The whole thing is quite complicated, and you should read the District Court opinion for the details. I think one of the key points is this:
[P]laintiffs do not dispute that the results showed a racially adverse impact on African-American candidates for both the Lieutenant and Captain positions, as judged by the EEOC Guidelines. Pl. L.R. 56 Stmt. ¶ 246; Def. L.R. 56 Stmt. ¶ 246. Thus, it is necessarily undisputed that, had minority firefighters challenged the results of the examinations, the City would have been in a position of defending tests that, under applicable Guidelines, presumptively had a disparate racial impact.
In other words, it is apparently undisputed that, had the city gone ahead with the test results, it would have almost certainly opened itself up to a racial discrimination claim under federal guidelines promulgated by the Equal Employment Opportunity Commission (EEOC). Why?
Specifically, the EEOC “four-fifths rule” provides that a selection tool that yields “[a] selection rate for any race, sex, or ethnic group which is less than four-fifths (4/5) (or eighty percent) of the rate for the group with the highest rate will generally be regarded by the Federal enforcement agencies as evidence of adverse impact….
Here, the evidence shows that on the 2003 Lieutenant’s exam the pass rate for whites was 60.5%, for African-Americans 31.6% and Hispanics 20%. The four-fifths score would be 48%. In other words, African-Americans had a pass rate that was about half the pass rate for Caucasians, yielding an adverse impact ratio (“AIR”) of 0.59, significantly below the AIR of 0.80 that is presumed to not evidence adverse impact under the EEOC Guidelines…. While the parties dispute the Captain’s exam pass rate for African-Americans and Hispanics (see supra note 7), the pass rate for Caucasians was 88%, which is more than double that of minorities and thus by either party’s statistic an AIR far below the four-fifths guideline is yielded.
Now, I’m assuming that all of this is correct. If it is, though, it’s clear that the city was in an impossible situation. If it went ahead with the test, it was virtually assured to be sued for racial discrimination. At that point, it seems to me, it is difficult to hold the city liable for throwing out the test and starting over. The city’s reason for doing what it did was race-neutral: it was trying to avoid being sued for violating federal law.

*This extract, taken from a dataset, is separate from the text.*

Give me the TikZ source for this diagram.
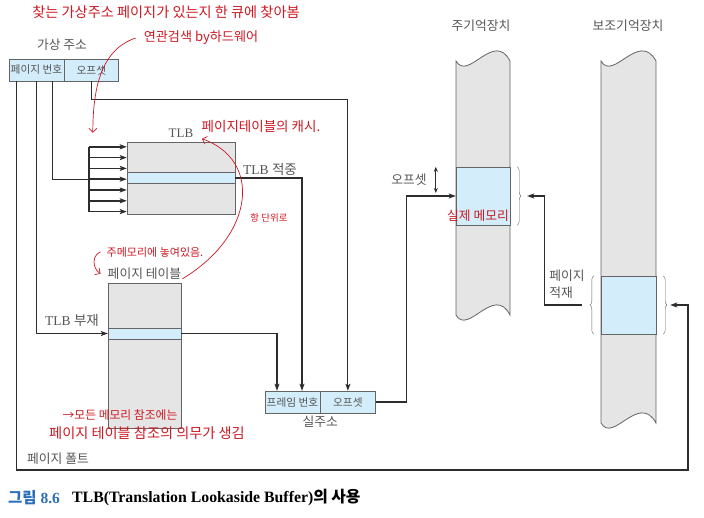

Of course, there’s unfairness here. Mr. Ricci and the other firefighters worked hard to prepare for the test, and took it in good faith, believing that it was what would determine their promotion. But the source of that unfairness, I think, is not the city’s action, but rather the EEOC’s “four-fifths” guidelines that set what strike me as very rigid requirements for what is and is not an actionable case of racial discrimination. The city thought it had designed a race-neutral selection tool. But the numbers were way below the 80% required by EEOC guidelines, and federal regulations say that such test results “will generally be regarded by the Federal enforcement agencies as evidence of adverse impact.”
If your instinct is that the plaintiffs should win, first ask yourself: if you were in the city’s position, knowing that certifying the results would almost certainly open you up to a discrimination lawsuit, what would you have done?
So that’s what the case is about. If you’re so inclined, read the documents and add your thoughts in the comments. As I said, I think it’s fair to criticize the 2nd Circuit panel on which Judge Sotomayor served for not writing a full opinion on this difficult case. The fact that the Supreme Court subsequently took the case does seem to suggest that the case deserved more attention than it got, and that will be highlighted further if the Supreme Court reverses the decision. Either way, Judge Sotomayor can expect a lot of questions about this case. But it’s hard for me to see what happened here as a serious threat to her nomination. Among other things, Sotomayor was 1/3 of a unanimous panel in the initial decision, and she was on the winning side of a 7-6 vote of the full 2nd Circuit. So even if you think she was wrong, there’s no basis for saying that she did anything outside the “mainstream” here.